■ DO THIS ■
Word for word, print each line of the listing below; pictures stay out.

------------------------------------------------------------

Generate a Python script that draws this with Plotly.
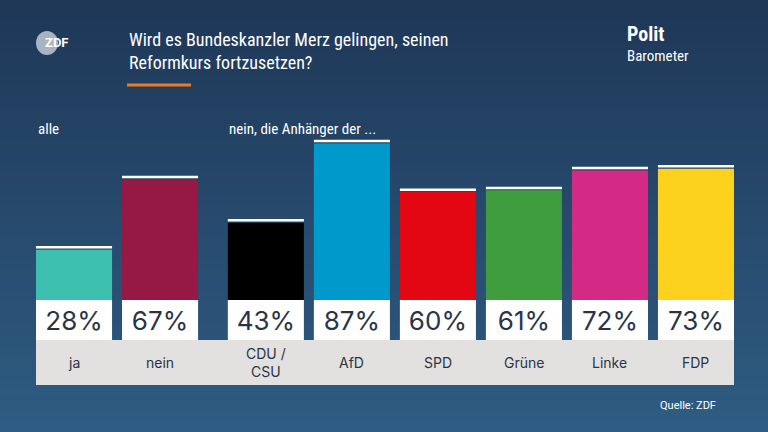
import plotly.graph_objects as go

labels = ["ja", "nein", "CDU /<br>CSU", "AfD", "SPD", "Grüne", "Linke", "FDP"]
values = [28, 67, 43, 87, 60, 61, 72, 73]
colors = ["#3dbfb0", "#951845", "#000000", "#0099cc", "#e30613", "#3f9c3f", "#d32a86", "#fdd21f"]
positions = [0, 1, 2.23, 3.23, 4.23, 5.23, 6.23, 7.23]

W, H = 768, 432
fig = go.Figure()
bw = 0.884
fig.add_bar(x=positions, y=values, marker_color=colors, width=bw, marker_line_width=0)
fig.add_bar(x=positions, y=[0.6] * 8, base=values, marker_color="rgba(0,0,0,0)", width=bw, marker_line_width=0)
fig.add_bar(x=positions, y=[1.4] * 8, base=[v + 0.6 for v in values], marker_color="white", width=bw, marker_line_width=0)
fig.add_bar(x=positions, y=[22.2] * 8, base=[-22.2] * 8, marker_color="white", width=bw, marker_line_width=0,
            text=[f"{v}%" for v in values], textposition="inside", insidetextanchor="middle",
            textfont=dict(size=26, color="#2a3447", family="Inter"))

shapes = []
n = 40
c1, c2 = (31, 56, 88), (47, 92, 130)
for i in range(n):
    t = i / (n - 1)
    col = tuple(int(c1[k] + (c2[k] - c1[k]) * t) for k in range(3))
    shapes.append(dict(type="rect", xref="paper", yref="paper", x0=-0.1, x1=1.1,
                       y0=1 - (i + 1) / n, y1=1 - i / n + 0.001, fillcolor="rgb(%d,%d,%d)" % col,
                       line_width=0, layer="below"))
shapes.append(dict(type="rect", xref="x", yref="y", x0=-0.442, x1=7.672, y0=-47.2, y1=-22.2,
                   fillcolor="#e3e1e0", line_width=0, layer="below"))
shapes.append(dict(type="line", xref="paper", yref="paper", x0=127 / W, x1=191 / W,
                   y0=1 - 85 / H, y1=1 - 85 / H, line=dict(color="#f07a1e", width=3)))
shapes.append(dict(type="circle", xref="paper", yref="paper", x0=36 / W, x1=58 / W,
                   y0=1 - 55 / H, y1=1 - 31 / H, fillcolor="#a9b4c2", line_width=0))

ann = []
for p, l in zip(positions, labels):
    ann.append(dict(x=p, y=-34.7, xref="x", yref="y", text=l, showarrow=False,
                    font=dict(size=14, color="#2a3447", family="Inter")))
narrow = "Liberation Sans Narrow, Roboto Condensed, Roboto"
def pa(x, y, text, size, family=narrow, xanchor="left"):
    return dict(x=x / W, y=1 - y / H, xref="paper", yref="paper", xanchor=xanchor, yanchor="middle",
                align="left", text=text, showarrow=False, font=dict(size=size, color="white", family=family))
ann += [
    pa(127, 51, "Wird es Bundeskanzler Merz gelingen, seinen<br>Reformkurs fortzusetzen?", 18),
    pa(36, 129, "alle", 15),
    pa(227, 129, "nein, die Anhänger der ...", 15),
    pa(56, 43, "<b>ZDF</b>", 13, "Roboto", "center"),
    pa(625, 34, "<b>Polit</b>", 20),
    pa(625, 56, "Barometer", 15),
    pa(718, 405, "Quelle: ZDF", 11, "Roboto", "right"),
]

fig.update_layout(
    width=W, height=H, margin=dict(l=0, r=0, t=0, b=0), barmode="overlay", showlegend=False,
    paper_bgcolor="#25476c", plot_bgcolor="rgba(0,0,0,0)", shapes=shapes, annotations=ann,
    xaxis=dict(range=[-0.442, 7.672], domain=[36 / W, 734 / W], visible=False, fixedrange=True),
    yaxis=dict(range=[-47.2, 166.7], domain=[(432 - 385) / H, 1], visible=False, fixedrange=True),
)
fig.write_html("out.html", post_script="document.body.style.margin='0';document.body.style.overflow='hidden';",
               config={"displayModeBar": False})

------------------------------------------------------------

■ SOLUTION TO THIS EXERCISE ■
Generate a Python script that draws this with Plotly.
import plotly.graph_objects as go

labels = ["ja", "nein", "CDU /<br>CSU", "AfD", "SPD", "Grüne", "Linke", "FDP"]
values = [28, 67, 43, 87, 60, 61, 72, 73]
colors = ["#3dbfb0", "#951845", "#000000", "#0099cc", "#e30613", "#3f9c3f", "#d32a86", "#fdd21f"]
positions = [0, 1, 2.23, 3.23, 4.23, 5.23, 6.23, 7.23]

W, H = 768, 432
fig = go.Figure()
bw = 0.884
fig.add_bar(x=positions, y=values, marker_color=colors, width=bw, marker_line_width=0)
fig.add_bar(x=positions, y=[0.6] * 8, base=values, marker_color="rgba(0,0,0,0)", width=bw, marker_line_width=0)
fig.add_bar(x=positions, y=[1.4] * 8, base=[v + 0.6 for v in values], marker_color="white", width=bw, marker_line_width=0)
fig.add_bar(x=positions, y=[22.2] * 8, base=[-22.2] * 8, marker_color="white", width=bw, marker_line_width=0,
            text=[f"{v}%" for v in values], textposition="inside", insidetextanchor="middle",
            textfont=dict(size=26, color="#2a3447", family="Inter"))

shapes = []
n = 40
c1, c2 = (31, 56, 88), (47, 92, 130)
for i in range(n):
    t = i / (n - 1)
    col = tuple(int(c1[k] + (c2[k] - c1[k]) * t) for k in range(3))
    shapes.append(dict(type="rect", xref="paper", yref="paper", x0=-0.1, x1=1.1,
                       y0=1 - (i + 1) / n, y1=1 - i / n + 0.001, fillcolor="rgb(%d,%d,%d)" % col,
                       line_width=0, layer="below"))
shapes.append(dict(type="rect", xref="x", yref="y", x0=-0.442, x1=7.672, y0=-47.2, y1=-22.2,
                   fillcolor="#e3e1e0", line_width=0, layer="below"))
shapes.append(dict(type="line", xref="paper", yref="paper", x0=127 / W, x1=191 / W,
                   y0=1 - 85 / H, y1=1 - 85 / H, line=dict(color="#f07a1e", width=3)))
shapes.append(dict(type="circle", xref="paper", yref="paper", x0=36 / W, x1=58 / W,
                   y0=1 - 55 / H, y1=1 - 31 / H, fillcolor="#a9b4c2", line_width=0))

ann = []
for p, l in zip(positions, labels):
    ann.append(dict(x=p, y=-34.7, xref="x", yref="y", text=l, showarrow=False,
                    font=dict(size=14, color="#2a3447", family="Inter")))
narrow = "Liberation Sans Narrow, Roboto Condensed, Roboto"
def pa(x, y, text, size, family=narrow, xanchor="left"):
    return dict(x=x / W, y=1 - y / H, xref="paper", yref="paper", xanchor=xanchor, yanchor="middle",
                align="left", text=text, showarrow=False, font=dict(size=size, color="white", family=family))
ann += [
    pa(127, 51, "Wird es Bundeskanzler Merz gelingen, seinen<br>Reformkurs fortzusetzen?", 18),
    pa(36, 129, "alle", 15),
    pa(227, 129, "nein, die Anhänger der ...", 15),
    pa(56, 43, "<b>ZDF</b>", 13, "Roboto", "center"),
    pa(625, 34, "<b>Polit</b>", 20),
    pa(625, 56, "Barometer", 15),
    pa(718, 405, "Quelle: ZDF", 11, "Roboto", "right"),
]

fig.update_layout(
    width=W, height=H, margin=dict(l=0, r=0, t=0, b=0), barmode="overlay", showlegend=False,
    paper_bgcolor="#25476c", plot_bgcolor="rgba(0,0,0,0)", shapes=shapes, annotations=ann,
    xaxis=dict(range=[-0.442, 7.672], domain=[36 / W, 734 / W], visible=False, fixedrange=True),
    yaxis=dict(range=[-47.2, 166.7], domain=[(432 - 385) / H, 1], visible=False, fixedrange=True),
)
fig.write_html("out.html", post_script="document.body.style.margin='0';document.body.style.overflow='hidden';",
               config={"displayModeBar": False})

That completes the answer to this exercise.